Over the decade it sponsored the CSDP, the Foundation amassed a global community of visionaries, activists and game changers. Today we continue to support these practices, assist in forging connections within our network and promote our winner’s work in a way that inspires others.


 Curry Stone Design Prize

The prize was borne out of the Curry Stone Foundation’s belief that while design is concerned with the built environment and people’s places within it, its application is too often limited to the upper segments of society. The Foundation’s hope was—and is, to support pioneering social design practitioners and to use their work to inspire others to apply design approaches to improving their own community’s vitality.

Nominees were chosen anonymously via a network of around 200 international design professionals. The ultimate winners were determined by a jury comprised of Foundation members and invited international experts.
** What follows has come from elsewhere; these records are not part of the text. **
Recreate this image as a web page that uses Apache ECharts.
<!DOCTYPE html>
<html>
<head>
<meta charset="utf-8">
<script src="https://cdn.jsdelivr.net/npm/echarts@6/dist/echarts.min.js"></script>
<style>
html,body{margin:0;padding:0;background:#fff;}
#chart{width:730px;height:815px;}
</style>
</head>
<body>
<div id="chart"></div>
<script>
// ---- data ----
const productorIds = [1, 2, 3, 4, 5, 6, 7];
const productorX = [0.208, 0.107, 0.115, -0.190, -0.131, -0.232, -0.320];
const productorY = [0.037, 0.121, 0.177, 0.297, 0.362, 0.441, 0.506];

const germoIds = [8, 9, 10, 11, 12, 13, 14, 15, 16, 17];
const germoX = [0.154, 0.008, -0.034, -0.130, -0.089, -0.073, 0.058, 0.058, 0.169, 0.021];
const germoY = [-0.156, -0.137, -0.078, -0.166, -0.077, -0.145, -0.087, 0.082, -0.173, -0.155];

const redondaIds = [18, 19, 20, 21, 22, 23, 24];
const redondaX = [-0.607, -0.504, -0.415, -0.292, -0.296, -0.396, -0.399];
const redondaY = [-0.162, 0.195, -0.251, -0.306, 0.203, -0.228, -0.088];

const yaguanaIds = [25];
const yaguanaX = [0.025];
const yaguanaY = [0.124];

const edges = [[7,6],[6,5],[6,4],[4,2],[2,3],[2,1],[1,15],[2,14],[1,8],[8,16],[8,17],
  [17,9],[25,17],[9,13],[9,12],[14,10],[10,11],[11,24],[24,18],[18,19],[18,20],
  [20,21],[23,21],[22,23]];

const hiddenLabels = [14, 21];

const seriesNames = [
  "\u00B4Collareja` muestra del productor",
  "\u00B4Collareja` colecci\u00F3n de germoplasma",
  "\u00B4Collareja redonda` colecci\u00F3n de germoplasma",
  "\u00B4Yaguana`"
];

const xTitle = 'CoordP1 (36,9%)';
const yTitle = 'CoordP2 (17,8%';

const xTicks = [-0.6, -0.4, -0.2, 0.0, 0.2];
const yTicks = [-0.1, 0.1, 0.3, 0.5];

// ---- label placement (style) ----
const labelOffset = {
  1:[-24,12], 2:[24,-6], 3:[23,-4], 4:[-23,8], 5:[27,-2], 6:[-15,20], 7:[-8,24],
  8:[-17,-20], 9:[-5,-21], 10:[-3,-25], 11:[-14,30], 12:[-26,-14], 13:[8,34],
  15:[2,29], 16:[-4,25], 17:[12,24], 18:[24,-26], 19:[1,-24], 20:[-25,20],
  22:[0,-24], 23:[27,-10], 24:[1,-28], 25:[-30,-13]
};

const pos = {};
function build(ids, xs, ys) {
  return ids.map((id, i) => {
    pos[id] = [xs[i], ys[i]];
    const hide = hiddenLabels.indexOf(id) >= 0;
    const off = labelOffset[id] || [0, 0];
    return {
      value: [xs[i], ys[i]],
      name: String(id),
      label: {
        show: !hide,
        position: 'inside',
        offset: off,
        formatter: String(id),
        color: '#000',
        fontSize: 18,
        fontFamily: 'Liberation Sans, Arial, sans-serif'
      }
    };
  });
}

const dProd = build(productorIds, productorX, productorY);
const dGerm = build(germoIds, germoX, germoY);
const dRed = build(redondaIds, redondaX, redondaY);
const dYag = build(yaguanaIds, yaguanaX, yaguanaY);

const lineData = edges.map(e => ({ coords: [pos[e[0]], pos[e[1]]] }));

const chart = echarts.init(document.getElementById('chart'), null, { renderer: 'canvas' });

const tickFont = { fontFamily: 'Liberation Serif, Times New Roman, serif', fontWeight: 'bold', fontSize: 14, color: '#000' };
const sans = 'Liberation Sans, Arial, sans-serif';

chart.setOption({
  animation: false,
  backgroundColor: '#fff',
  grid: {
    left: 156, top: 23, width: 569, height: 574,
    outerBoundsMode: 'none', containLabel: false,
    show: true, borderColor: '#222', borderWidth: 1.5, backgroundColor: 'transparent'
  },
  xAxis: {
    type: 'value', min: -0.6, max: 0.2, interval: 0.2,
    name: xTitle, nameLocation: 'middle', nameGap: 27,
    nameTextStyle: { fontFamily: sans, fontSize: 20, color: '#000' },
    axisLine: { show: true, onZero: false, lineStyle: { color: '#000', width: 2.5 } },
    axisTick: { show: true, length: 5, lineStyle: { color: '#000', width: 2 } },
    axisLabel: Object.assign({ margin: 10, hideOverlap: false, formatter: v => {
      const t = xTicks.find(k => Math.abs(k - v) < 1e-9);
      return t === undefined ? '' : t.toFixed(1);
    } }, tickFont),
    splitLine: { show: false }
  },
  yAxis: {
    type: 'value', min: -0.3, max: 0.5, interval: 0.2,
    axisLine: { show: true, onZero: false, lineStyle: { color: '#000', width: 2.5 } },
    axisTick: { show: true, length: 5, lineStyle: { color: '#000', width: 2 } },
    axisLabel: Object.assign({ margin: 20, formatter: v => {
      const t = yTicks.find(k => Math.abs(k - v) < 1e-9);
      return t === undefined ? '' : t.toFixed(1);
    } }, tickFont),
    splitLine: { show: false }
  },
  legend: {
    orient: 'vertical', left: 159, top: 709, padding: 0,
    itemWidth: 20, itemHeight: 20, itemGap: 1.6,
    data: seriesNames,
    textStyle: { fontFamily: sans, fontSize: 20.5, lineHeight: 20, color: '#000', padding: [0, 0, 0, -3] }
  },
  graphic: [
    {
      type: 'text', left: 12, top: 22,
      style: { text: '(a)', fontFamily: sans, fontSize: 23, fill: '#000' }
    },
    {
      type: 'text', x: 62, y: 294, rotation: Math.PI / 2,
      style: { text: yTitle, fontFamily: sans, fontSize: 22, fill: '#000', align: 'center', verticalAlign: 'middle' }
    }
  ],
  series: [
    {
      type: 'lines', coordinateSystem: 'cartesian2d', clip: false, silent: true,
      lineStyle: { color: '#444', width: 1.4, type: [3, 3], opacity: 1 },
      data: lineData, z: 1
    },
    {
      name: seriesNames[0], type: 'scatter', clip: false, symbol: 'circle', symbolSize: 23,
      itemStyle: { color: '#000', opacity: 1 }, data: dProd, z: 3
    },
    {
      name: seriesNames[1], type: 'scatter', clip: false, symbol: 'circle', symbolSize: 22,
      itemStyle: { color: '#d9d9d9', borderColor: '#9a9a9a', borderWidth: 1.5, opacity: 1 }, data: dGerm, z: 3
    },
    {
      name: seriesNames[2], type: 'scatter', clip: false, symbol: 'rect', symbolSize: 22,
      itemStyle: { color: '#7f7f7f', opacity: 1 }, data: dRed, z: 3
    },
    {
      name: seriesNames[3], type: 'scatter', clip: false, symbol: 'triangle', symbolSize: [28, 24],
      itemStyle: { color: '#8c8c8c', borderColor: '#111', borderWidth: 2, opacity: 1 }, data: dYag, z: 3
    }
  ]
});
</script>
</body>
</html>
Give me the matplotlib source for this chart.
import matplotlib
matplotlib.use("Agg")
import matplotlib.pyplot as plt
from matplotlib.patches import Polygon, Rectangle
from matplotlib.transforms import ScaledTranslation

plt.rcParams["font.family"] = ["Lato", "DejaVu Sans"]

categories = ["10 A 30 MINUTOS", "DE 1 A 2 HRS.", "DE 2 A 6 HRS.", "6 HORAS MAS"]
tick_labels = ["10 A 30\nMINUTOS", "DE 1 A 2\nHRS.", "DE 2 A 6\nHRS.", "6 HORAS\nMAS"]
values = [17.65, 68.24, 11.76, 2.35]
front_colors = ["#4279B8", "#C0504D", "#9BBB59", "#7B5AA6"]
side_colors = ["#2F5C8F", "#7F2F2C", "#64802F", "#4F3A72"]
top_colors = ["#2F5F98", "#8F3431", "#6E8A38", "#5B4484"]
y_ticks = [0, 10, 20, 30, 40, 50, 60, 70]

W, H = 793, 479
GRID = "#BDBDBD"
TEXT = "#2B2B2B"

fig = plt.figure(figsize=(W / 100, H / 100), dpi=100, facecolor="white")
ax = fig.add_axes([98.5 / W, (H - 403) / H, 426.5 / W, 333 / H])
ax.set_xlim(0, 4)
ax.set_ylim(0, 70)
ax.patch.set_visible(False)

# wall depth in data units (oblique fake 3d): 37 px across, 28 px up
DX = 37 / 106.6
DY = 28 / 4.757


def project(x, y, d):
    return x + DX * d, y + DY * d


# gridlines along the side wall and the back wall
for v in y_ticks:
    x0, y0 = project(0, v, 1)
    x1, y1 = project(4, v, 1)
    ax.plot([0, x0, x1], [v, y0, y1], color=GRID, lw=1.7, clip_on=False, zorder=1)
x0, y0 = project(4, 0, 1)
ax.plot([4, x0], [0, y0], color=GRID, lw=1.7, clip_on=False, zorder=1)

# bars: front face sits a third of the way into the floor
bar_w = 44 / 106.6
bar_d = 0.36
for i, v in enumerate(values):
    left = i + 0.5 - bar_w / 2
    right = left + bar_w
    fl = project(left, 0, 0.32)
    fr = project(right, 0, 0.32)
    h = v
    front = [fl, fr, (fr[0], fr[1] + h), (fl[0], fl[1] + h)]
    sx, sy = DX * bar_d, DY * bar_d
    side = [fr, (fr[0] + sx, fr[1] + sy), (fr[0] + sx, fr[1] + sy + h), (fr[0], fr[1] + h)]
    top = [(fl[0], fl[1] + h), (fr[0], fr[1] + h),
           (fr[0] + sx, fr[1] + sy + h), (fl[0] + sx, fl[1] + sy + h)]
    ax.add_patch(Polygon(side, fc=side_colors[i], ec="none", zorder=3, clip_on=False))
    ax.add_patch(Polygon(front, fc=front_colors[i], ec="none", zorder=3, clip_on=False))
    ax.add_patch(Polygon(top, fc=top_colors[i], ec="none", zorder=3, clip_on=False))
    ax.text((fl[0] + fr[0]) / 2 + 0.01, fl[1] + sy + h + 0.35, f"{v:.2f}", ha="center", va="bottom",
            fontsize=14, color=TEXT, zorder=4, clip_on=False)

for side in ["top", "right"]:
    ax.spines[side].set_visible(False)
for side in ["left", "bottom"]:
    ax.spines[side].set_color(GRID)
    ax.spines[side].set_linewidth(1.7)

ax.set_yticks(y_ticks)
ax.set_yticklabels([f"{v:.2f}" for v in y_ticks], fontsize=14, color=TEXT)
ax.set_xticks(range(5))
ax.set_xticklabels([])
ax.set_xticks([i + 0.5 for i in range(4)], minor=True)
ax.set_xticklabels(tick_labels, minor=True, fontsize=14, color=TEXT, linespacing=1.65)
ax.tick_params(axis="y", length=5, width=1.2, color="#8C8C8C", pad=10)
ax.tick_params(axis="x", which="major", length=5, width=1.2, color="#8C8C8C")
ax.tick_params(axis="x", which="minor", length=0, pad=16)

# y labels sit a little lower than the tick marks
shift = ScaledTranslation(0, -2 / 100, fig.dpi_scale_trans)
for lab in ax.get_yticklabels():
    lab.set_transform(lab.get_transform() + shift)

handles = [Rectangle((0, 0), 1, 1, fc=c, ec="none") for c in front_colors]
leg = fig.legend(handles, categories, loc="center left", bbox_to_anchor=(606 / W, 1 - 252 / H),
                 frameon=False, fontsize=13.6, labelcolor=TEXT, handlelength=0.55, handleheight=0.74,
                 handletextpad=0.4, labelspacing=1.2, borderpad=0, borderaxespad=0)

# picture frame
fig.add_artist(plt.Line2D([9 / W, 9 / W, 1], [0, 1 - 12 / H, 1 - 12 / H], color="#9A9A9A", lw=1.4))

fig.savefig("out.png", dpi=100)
The financial award also varied, from $10,000-$100,000.

Beginning in 2017, the Foundation chose to direct all of our resources to the Curry Stone Design Collaborative & Foundation, forwarding slum development projects in India and to our educational initiative, supporting the Social Design Insights podcast series.  Currently our allocations are directed to funding these initiatives; we do not accept any unsolicited applications for funding.  

Visit our list of prize winners by year.


 Social Design Circle

In 2017, as a capstone to the CSDP, 100 compelling design practitioners who had not won the CSDP but had captivated and inspired the Foundation over the years, were chosen as a group called the Social Design Circle.

Visit our archive of Social Design Circle honorees.


Vision Award

In 2012 and 2016, the Curry Stone Design Prize awarded a Vision Prize for long term, sustained achievement in social impact design to Architecture for Humanity and SPARC.